When we arrived, it was nearing lunchtime and I knew it would be a bit crowded but it doesn't matter much. We have been there during some interesting times and the kids know to pray for people that seem off-balance. We were warmly welcomed by the other vigil goers and we proceeded to the empty end of the circle to say our rosary.
All the kids were standing fairly quietly, holding their signs and praying (I say this because I followed along almost the entire time). People, as usual, were passing by with eyes averted. That's OK too since we were there for a short time and prayer for the babies and moms was most important.
A woman, a bit older than me, walked by and said loudly enough for me, "poor kids". It didn't register until she was gone. When she passed again on the other side of the street while I was mid-Hail Mary, she met my eyes when I looked up and smiled. She shook her head strongly and said many things that I was grateful were out of earshot. Please pray for her. I do worry about people who have that much anger in them.
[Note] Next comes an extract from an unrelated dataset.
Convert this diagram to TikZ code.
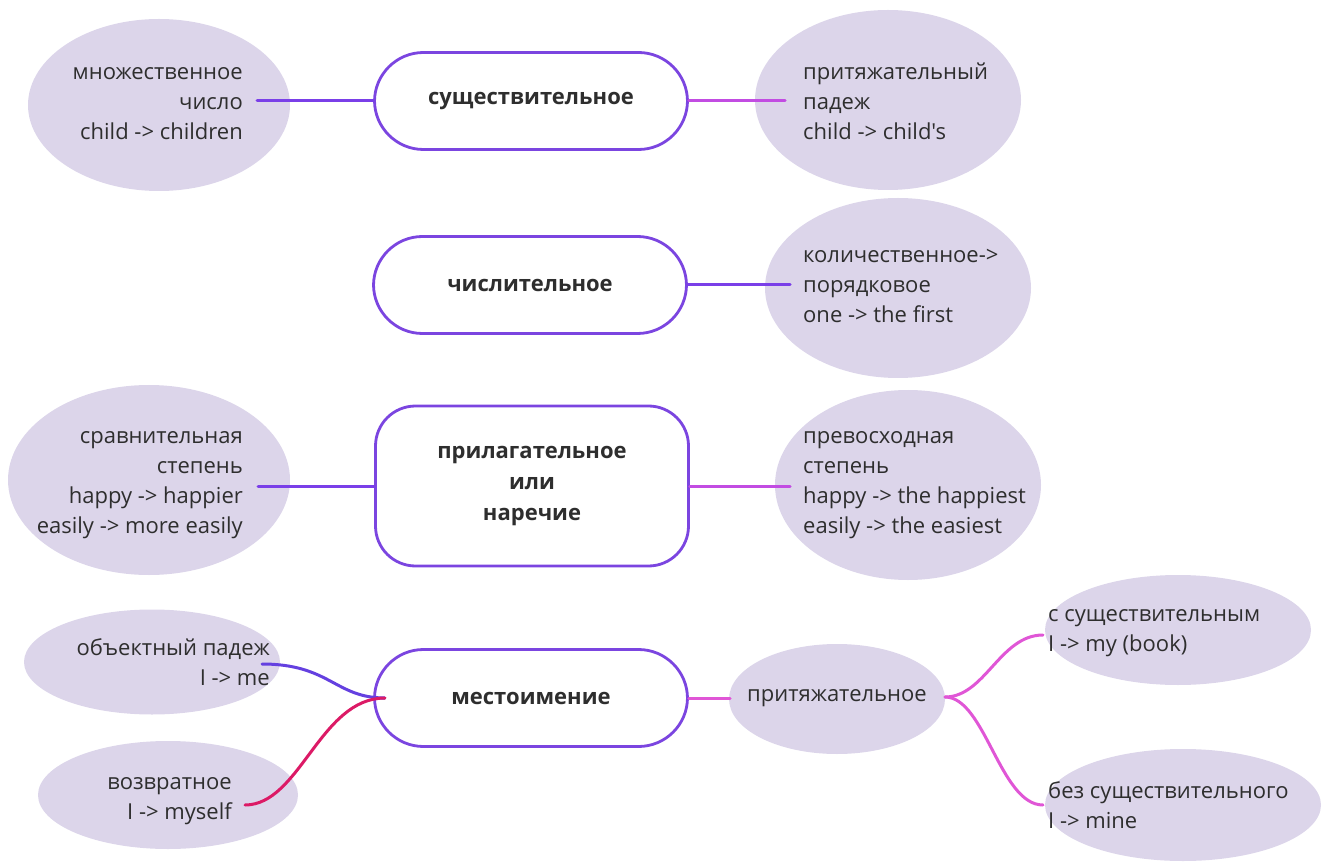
\documentclass[tikz,border=0pt]{standalone}
\usepackage{fontspec}
\setmainfont{Open Sans}[Ligatures=TeXOff]
\usetikzlibrary{shapes.geometric}
\definecolor{ellfill}{HTML}{DCD5EA}
\definecolor{pillline}{HTML}{7B45E0}
\definecolor{txt}{HTML}{2E2E2E}
\definecolor{cpurple}{HTML}{7A3FE8}
\definecolor{cmagenta}{HTML}{C24CE2}
\definecolor{cblue}{HTML}{6440E0}
\definecolor{ccrimson}{HTML}{DC1A66}
\definecolor{cpink}{HTML}{E056D6}
\tikzset{
  ell/.style={ellipse, fill=ellfill, draw=none, inner sep=0pt},
  etext/.style={text=txt, font=\fontsize{22}{30}\selectfont, inner sep=0pt},
  pill/.style={draw=pillline, line width=2.8pt, fill=white, rounded corners=49pt,
     minimum width=313pt, minimum height=97pt, text=txt,
     font=\fontsize{22}{31}\selectfont\bfseries, align=center},
  conn/.style={line width=3pt, line cap=round},
}
\begin{document}
\begin{tikzpicture}[x=1pt,y=-1pt]
\useasboundingbox (0,0) rectangle (1325,866);
% ellipses
\node[ell, minimum width=262pt, minimum height=172pt] (Ae) at (159,105) {};
\node[ell, minimum width=266pt, minimum height=180pt] (Be) at (888,100) {};
\node[ell, minimum width=266pt, minimum height=180pt] (Ce) at (898,288) {};
\node[ell, minimum width=282pt, minimum height=190pt] (De) at (149,480) {};
\node[ell, minimum width=266pt, minimum height=190pt] (Ee) at (908,485) {};
\node[ell, minimum width=256pt, minimum height=105pt] (Fe) at (152,662) {};
\node[ell, minimum width=260pt, minimum height=108pt] (Ge) at (168,795) {};
\node[ell, minimum width=216pt, minimum height=110pt] (He) at (837,699) {};
\node[ell, minimum width=266pt, minimum height=110pt] (Ie) at (1178,630) {};
\node[ell, minimum width=276pt, minimum height=112pt] (Je) at (1183,805) {};
% texts
\node[etext, align=right, anchor=east] (A) at (243,104) {множественное\\число\\child -> children};
\node[etext, align=left, anchor=west] (B) at (803,101) {притяжательный\\падеж\\child -> child's};
\node[etext, align=left, anchor=west] (C) at (803,286) {количественное->\\порядковое\\one -> the first};
\node[etext, align=right, anchor=east] (D) at (243,485) {сравнительная\\степень\\happy -> happier\\easily -> more easily};
\node[etext, align=left, anchor=west] (E) at (803,485) {превосходная\\степень\\happy -> the happiest\\easily -> the easiest};
\node[etext, align=right, anchor=east] (F) at (270,662) {объектный падеж\\I -> me};
\node[etext, align=right, anchor=east] (G) at (232,801) {возвратное\\I -> myself};
\node[etext] (H) at (837,698) {притяжательное};
\node[etext, align=left, anchor=west] (I) at (1048,633) {с существительным\\I -> my (book)};
\node[etext, align=left, anchor=west] (J) at (1048,805) {без существительного\\I -> mine};
% pills
\node[pill] (P1) at (531,101) {существительное};
\node[pill] (P2) at (530,285) {числительное};
\node[pill, rounded corners=40pt, minimum height=160pt] (P3) at (532,486) {прилагательное\\или\\наречие};
\node[pill] (P4) at (531,698) {местоимение};
% connector ends
\coordinate (Ac) at (257,101);
\coordinate (Bc) at (785,101);
\coordinate (Cc) at (790,285);
\coordinate (Dc) at (258,486);
\coordinate (Ec) at (790,486);
\coordinate (Fc) at (262,664);
\coordinate (Gc) at (245,805);
\coordinate (Hl) at (730,698);
\coordinate (Hr) at (945,697);
\coordinate (Ic) at (1043,635);
\coordinate (Jc) at (1043,805);
\coordinate (P4j) at (385,698);
% connectors
\draw[conn, cpurple] (Ac) -- (P1.west);
\draw[conn, cmagenta] (P1.east) -- (Bc);
\draw[conn, cpurple] (P2.east) -- (Cc);
\draw[conn, cpurple] (Dc) -- (P3.west);
\draw[conn, cmagenta] (P3.east) -- (Ec);
\draw[conn, cblue] (Fc) .. controls (330,664) and (335,698) .. (P4j) -- (P4.west);
\draw[conn, ccrimson] (Gc) .. controls (300,805) and (320,698) .. (P4j);
\draw[conn, cpink] (P4.east) -- (Hl);
\draw[conn, cpink] (Hr) .. controls (985,697) and (1000,635) .. (Ic);
\draw[conn, cpink] (Hr) .. controls (985,697) and (1000,805) .. (Jc);
\end{tikzpicture}
\end{document}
I have anger, please don't misunderstand, but it's usually not vented at random people on the street doing things that don't appear to concern me.
We left not long after to finish our final errand and head to the park for lunch. I told the kids why it was nice that David and Goliath was our story this morning. If you look for me on Pinterest, my username is 5smstones. These beautiful gifts above are my small stones (poetic license...I know it's supposed to be smooth). I'm not sure what God intends to use them for but I know that they are His and He will call them to their work. I'm just trying to keep them facing upward whenever possible.
On the way home I told them about the woman's comment and we talked. I told them she was very angry and we have to pray for her and all the people who hold so much anger in their heart. I told them that many people, including people they see in church or play with on the playground, think abortion is too sticky to be involved it...it's no one's business. They know that abortion isn't that sticky...it's a baby being murdered. I also told them that the doctors, when my blood work wasn't perfect, thought maybe it would be easier to not have the difficulty that might come with the birth of #5. They had many questions and had many, many good thoughts. I am pleased with their understanding and their beliefs at this point.
I don't pretend that they will always be this clear in their thinking. I know that I struggle with society and all the pulls that cause you to stumble along the way. So many days I feel like David looked heading toward Goliath. I pray that I can have his pure trust in God's plan. I pray that we can all work to follow God, even when we feel like the little boy against the giant.